С минуту они пристально смотрели в глаза друг другу.

— Об этом тоже лучше забыть, — с нажимом сказал Анисимов, продолжая твердо смотреть в глаза Померанцеву. — Ибо оба расследования взаимосвязаны.

— Будет письменный приказ?

— А так вы не понимаете? Конечно, вы здесь человек новый, у вас отличные рекомендации, но…

— Но это уже мое личное дело,'— прервал Померанцев, Отвечая не менее пристальным взглядом на взгляд начальства. — Это у меня в сейфе лежит постановление, с которого была снята и опубликована копия с моей подписью, а не в вашем сейфе и с вашей подписью.

— Мне много говорили о вас, особенно о вашей упертости… — сощурился Анисимов.

— Не знаю, что вам говорили, но для меня это дело чести, — спокойно продолжал Померанцев. — В любом случае предполагаемого автора статьи, Быстрова Олега Ивановича, я уже вызвал повесткой. И я его допрошу. Сегодня же.

— Вам нужен громкий скандал, который еще больше дискредитирует Генпрокуратуру в глазах общественности? — повысил голос Анисимов.

Это он цитирует слова своего начальства, которые были произнесены совсем недавно и потому особенно ему запомнились, подумал Померанцев, глядя на покрасневшее лицо Анисимова.

— Уж куда больше… — сказал он спокойно, а на его смуглых скулах вспыхивали и гасли желтые пятна желваков. — Полагаю, зарывать голову в песок или загонять болезнь вглубь еще хуже.

— То есть в случае, если, скажем, обнаружится, что в утечке информации из вашего сейфа виноваты вы сами?.. — понизил на этот раз голос Анисимов.

— …то буду готов понести любое наказание. Вплоть до увольнения, — кивнул Померанцев, вставая. — Я могу быть свободен?

— Сядьте… — сказал Сергей Афанасьевич, оглянувшись на дверь. — Успокойтесь. Давайте подождем, когда нам принесут чаю, не так ли?
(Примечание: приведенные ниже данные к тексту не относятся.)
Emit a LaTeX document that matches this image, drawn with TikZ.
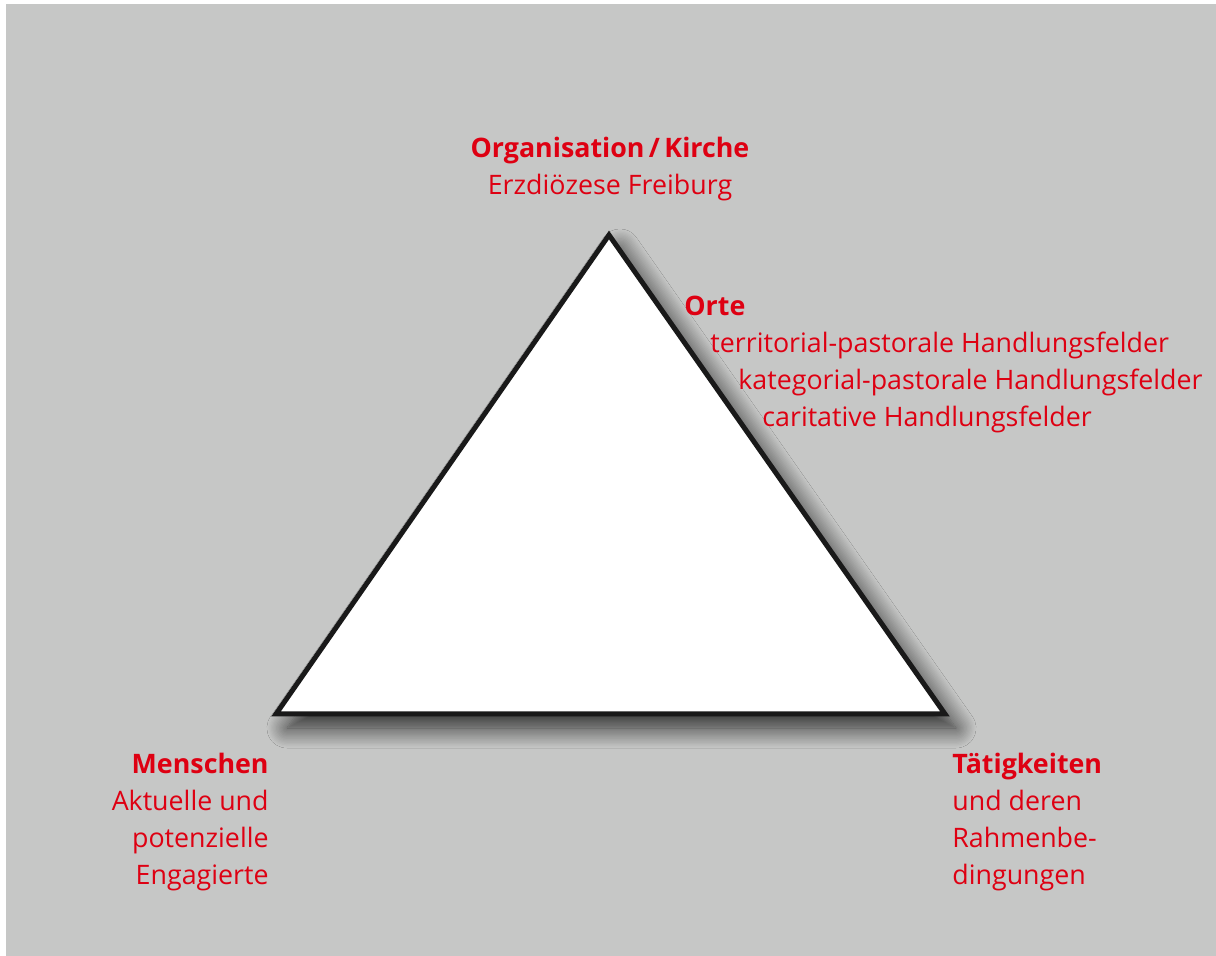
\documentclass[tikz,border=0pt]{standalone}
\usepackage{fontspec}
\setmainfont{Open Sans}
\usepackage{tikz}
\usetikzlibrary{shadows.blur}
\definecolor{bggray}{RGB}{198,199,198}
\definecolor{labelred}{RGB}{222,0,18}
\tikzset{
  x=0.5pt,y=-0.5pt,
}
\tikzstyle{label}=[labelred,inner sep=0pt,font=\fontsize{13.4}{18.5}\selectfont]
\tikzstyle{edge}=[line width=2.5pt,draw=black!90,fill=white,line join=miter]

\begin{document}
\begin{tikzpicture}
  \useasboundingbox (0,0) rectangle (1216,956);
  \fill[bggray] (6,4) rectangle (1216,956);
  % corners of the triangle
  \coordinate (top) at (609,235);
  \coordinate (left) at (276,714);
  \coordinate (right) at (945,714);
  \draw[edge,blur shadow={shadow xshift=5.5pt,shadow yshift=-7pt,shadow blur radius=10pt,shadow blur steps=16,shadow opacity=80}]
    (top)--(left)--(right)--cycle;
  \node[label,anchor=base,align=center] (org) at (610,195)
    {\textbf{Organisation\,/\,Kirche}\\Erzdiözese Freiburg};
  \node[label,anchor=base west] (orte) at (684,316) {\textbf{Orte}};
  \node[label,anchor=base west] (terr) at (710,353) {territorial-pastorale Handlungsfelder};
  \node[label,anchor=base west] (kat) at (738,390) {kategorial-pastorale Handlungsfelder};
  \node[label,anchor=base west] (car) at (762,427) {caritative Handlungsfelder};
  \node[label,anchor=base east,align=right] (menschen) at (269,884)
    {\textbf{Menschen}\\Aktuelle und\\potenzielle\\Engagierte};
  \node[label,anchor=base west,align=left] (taet) at (952,884)
    {\textbf{Tätigkeiten}\\und deren\\Rahmenbe-\\dingungen};
\end{tikzpicture}
\end{document}
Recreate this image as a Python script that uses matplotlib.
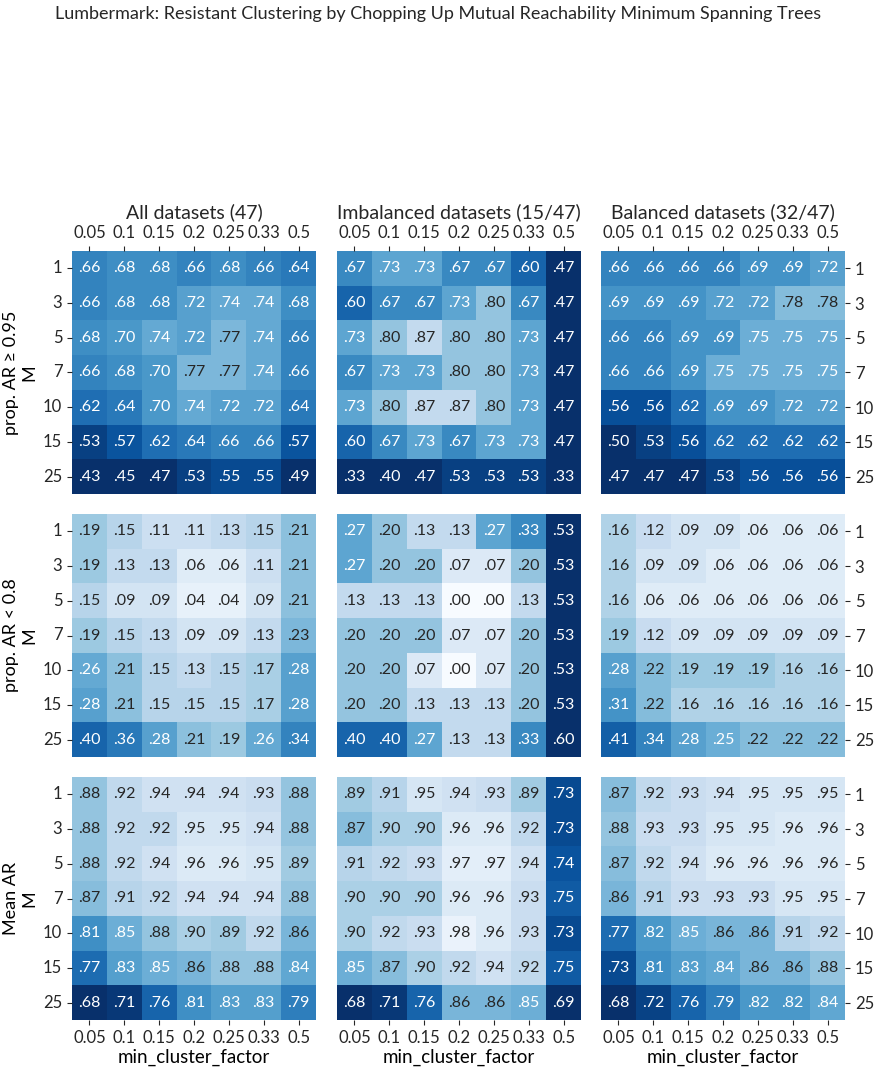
import numpy as np
import matplotlib
matplotlib.use("Agg")
import matplotlib.pyplot as plt
import seaborn as sns

plt.rcParams['font.family'] = ['Lato', 'DejaVu Sans']
plt.rcParams['text.color'] = '#262626'
plt.rcParams['xtick.color'] = '#262626'
plt.rcParams['ytick.color'] = '#262626'

factors = ["0.05", "0.1", "0.15", "0.2", "0.25", "0.33", "0.5"]
Ms = ["1", "3", "5", "7", "10", "15", "25"]
titles = ["All datasets (47)", "Imbalanced datasets (15/47)", "Balanced datasets (32/47)"]
row_labels = ["prop. AR ≥ 0.95\nM", "prop. AR < 0.8\nM", "Mean AR\nM"]

# prop. AR >= 0.95
hi_all = [[.66, .68, .68, .66, .68, .66, .64],
          [.66, .68, .68, .72, .74, .74, .68],
          [.68, .70, .74, .72, .77, .74, .66],
          [.66, .68, .70, .77, .77, .74, .66],
          [.62, .64, .70, .74, .72, .72, .64],
          [.53, .57, .62, .64, .66, .66, .57],
          [.43, .45, .47, .53, .55, .55, .49]]
hi_imb = [[.67, .73, .73, .67, .67, .60, .47],
          [.60, .67, .67, .73, .80, .67, .47],
          [.73, .80, .87, .80, .80, .73, .47],
          [.67, .73, .73, .80, .80, .73, .47],
          [.73, .80, .87, .87, .80, .73, .47],
          [.60, .67, .73, .67, .73, .73, .47],
          [.33, .40, .47, .53, .53, .53, .33]]
hi_bal = [[.66, .66, .66, .66, .69, .69, .72],
          [.69, .69, .69, .72, .72, .78, .78],
          [.66, .66, .69, .69, .75, .75, .75],
          [.66, .66, .69, .75, .75, .75, .75],
          [.56, .56, .62, .69, .69, .72, .72],
          [.50, .53, .56, .62, .62, .62, .62],
          [.47, .47, .47, .53, .56, .56, .56]]

# prop. AR < 0.8
lo_all = [[.19, .15, .11, .11, .13, .15, .21],
          [.19, .13, .13, .06, .06, .11, .21],
          [.15, .09, .09, .04, .04, .09, .21],
          [.19, .15, .13, .09, .09, .13, .23],
          [.26, .21, .15, .13, .15, .17, .28],
          [.28, .21, .15, .15, .15, .17, .28],
          [.40, .36, .28, .21, .19, .26, .34]]
lo_imb = [[.27, .20, .13, .13, .27, .33, .53],
          [.27, .20, .20, .07, .07, .20, .53],
          [.13, .13, .13, .00, .00, .13, .53],
          [.20, .20, .20, .07, .07, .20, .53],
          [.20, .20, .07, .00, .07, .20, .53],
          [.20, .20, .13, .13, .13, .20, .53],
          [.40, .40, .27, .13, .13, .33, .60]]
lo_bal = [[.16, .12, .09, .09, .06, .06, .06],
          [.16, .09, .09, .06, .06, .06, .06],
          [.16, .06, .06, .06, .06, .06, .06],
          [.19, .12, .09, .09, .09, .09, .09],
          [.28, .22, .19, .19, .19, .16, .16],
          [.31, .22, .16, .16, .16, .16, .16],
          [.41, .34, .28, .25, .22, .22, .22]]

# mean AR
mean_all = [[.88, .92, .94, .94, .94, .93, .88],
            [.88, .92, .92, .95, .95, .94, .88],
            [.88, .92, .94, .96, .96, .95, .89],
            [.87, .91, .92, .94, .94, .94, .88],
            [.81, .85, .88, .90, .89, .92, .86],
            [.77, .83, .85, .86, .88, .88, .84],
            [.68, .71, .76, .81, .83, .83, .79]]
mean_imb = [[.89, .91, .95, .94, .93, .89, .73],
            [.87, .90, .90, .96, .96, .92, .73],
            [.91, .92, .93, .97, .97, .94, .74],
            [.90, .90, .90, .96, .96, .93, .75],
            [.90, .92, .93, .98, .96, .93, .73],
            [.85, .87, .90, .92, .94, .92, .75],
            [.68, .71, .76, .86, .86, .85, .69]]
mean_bal = [[.87, .92, .93, .94, .95, .95, .95],
            [.88, .93, .93, .95, .95, .96, .96],
            [.87, .92, .94, .96, .96, .96, .96],
            [.86, .91, .93, .93, .93, .95, .95],
            [.77, .82, .85, .86, .86, .91, .92],
            [.73, .81, .83, .84, .86, .86, .88],
            [.68, .72, .76, .79, .82, .82, .84]]

grid = [[hi_all, hi_imb, hi_bal],
        [lo_all, lo_imb, lo_bal],
        [mean_all, mean_imb, mean_bal]]
# colour scale per row
scales = [("Blues_r", 0.5, 1.0), ("Blues", 0.0, 0.5), ("Blues_r", 0.7, 1.0)]

fig = plt.figure(figsize=(8.76, 10.73), dpi=100)
W, H = 876, 1073
lefts = [72, 337, 601]
tops = [251, 514, 777]
size_w, size_h = 244, 243

for i in range(3):
    cmap, vmin, vmax = scales[i]
    for j in range(3):
        ax = fig.add_axes([lefts[j] / W, 1 - (tops[i] + size_h) / H, size_w / W, size_h / H])
        vals = np.array(grid[i][j])
        labels = np.array([[("%.2f" % v)[1:] for v in row] for row in vals])
        sns.heatmap(vals, ax=ax, cmap=cmap, vmin=vmin, vmax=vmax, cbar=False,
                    annot=labels, fmt="", annot_kws={"size": 11.5},
                    xticklabels=factors, yticklabels=Ms)
        ax.tick_params(labelsize=12, length=3.5, width=0.8)
        ax.set_yticklabels(Ms, rotation=0)
        ax.set_xticklabels(factors, rotation=0)
        if i == 0:
            ax.xaxis.tick_top()
            ax.set_title(titles[j], fontsize=14, pad=5)
        elif i == 1:
            ax.set_xticks([])
        else:
            ax.set_xlabel("min_cluster_factor", fontsize=13.5, labelpad=2)
        if j == 0:
            ax.set_ylabel(row_labels[i], fontsize=13)
        elif j == 1:
            ax.set_yticks([])
        else:
            ax.yaxis.tick_right()
            ax.set_yticklabels(Ms, rotation=0)

fig.suptitle("Lumbermark: Resistant Clustering by Chopping Up Mutual Reachability Minimum Spanning Trees",
             fontsize=13, y=1 - 14 / H, va="center")
fig.savefig("out.png", dpi=100)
…Померанцев вернулся к себе в кабинет минут через десять, практикантка Зоя внимательно проследила за ним, потом подняла трубку телефона, набрав номер сотового Геры.

— Слушай, по-моему, твой непосредственный начальник явно не в духе, — сказала она. — Значит, ему понадобится на ком-то выместить. Будь где-нибудь поближе, когда он тебя потребует.